Дело Бориса Коверды

07 апреля 2021

«Глагол» продолжает еженедельные публикации обзоров иркутского историка и журналиста Владимира Скращука о редких книжных изданиях, многие из которых сохранились в Иркутске в единственном экземпляре.

Коверда

Убийство Войкова и дело Бориса Коверды / Перевел с польского и дополнил W. – «Книгоиздательство «Возрождение», 1927 – 120 с.

Утром 7 июня 1927 года на перроне Варшавского вокзала 19-летний уроженец Вильно Борис Коверда несколько раз выстрелил в полномочного представителя СССР в Польше Петра Войкова. Коверда был очень плохим стрелком: эксперты позднее обнаружили на теле Войкова всего две раны, лишь одна из них оказалась смертельной. Через несколько часов дипломат умер в больнице, успев передать дела своим сотрудникам. Через четыре дня прокурор завершил следствие и передал в суд обвинительное заключение, а уже 15 июня состоялся суд над террористом. Стенограммы процесса и стали основным материалом книги. Анонимный переводчик справился со своей работой почти также быстро и уже 15 июля 1927 года передал готовый текст в издательство.

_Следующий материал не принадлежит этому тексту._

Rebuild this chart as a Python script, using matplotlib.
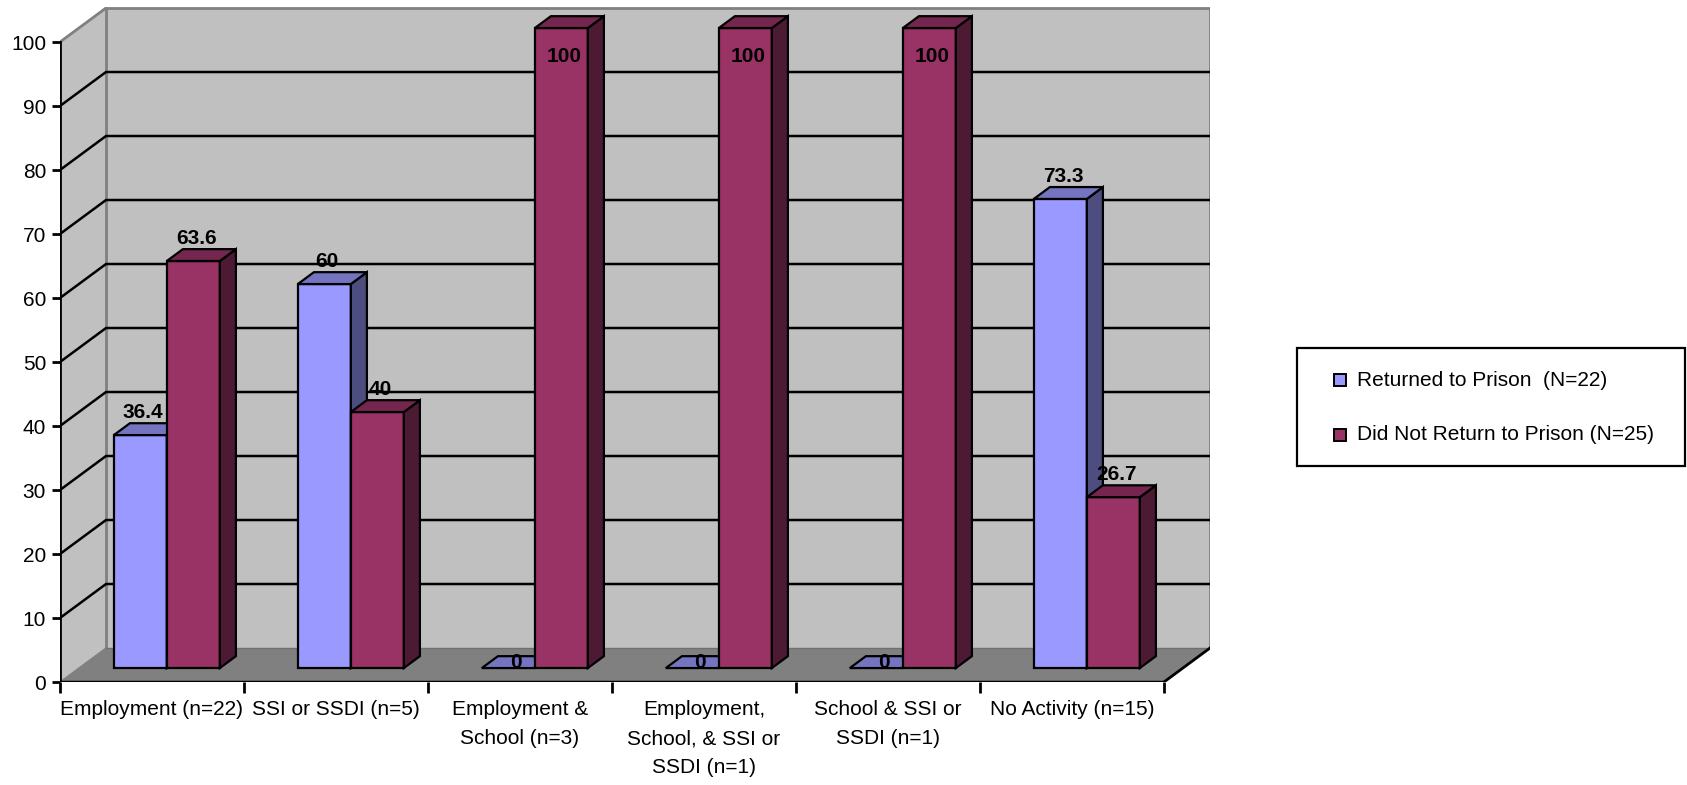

Как и многие другие тексты такого рода, книга читается на одном дыхании: уже известны и жертва, и убийца, остается только раскрыть мотивы преступника и определить меру наказания. Но не тут-то было. С самого начала у современного читателя, видевшего сотни криминальных фильмов и читавшего сотни детективных книг, возникает подозрение: что-то тут нечисто.

Хотя Коверда сдался полиции на месте преступления и ни разу не заявил просьб о помиловании или хотя бы снисхождении, у бдительного прокурора и судьи было множество поводов усомниться в его виновности. Суд опросил всего нескольких свидетелей. Все они подтвердили, что Коверда стрелял, но суду так и не были предъявлены доказательства того факта, что Коверда попал. Сам обвиняемый описывает последовательность событий так: «Я выстрелил в Войкова несколько раз. Войков отвернулся и начал убегать в сторону вокзала; однако, сделав несколько шагов, он остановился и выстрелил несколько раз в мою сторону. Войков стрелял тогда, когда я уже расстрелял все мои пули и перестал стрелять».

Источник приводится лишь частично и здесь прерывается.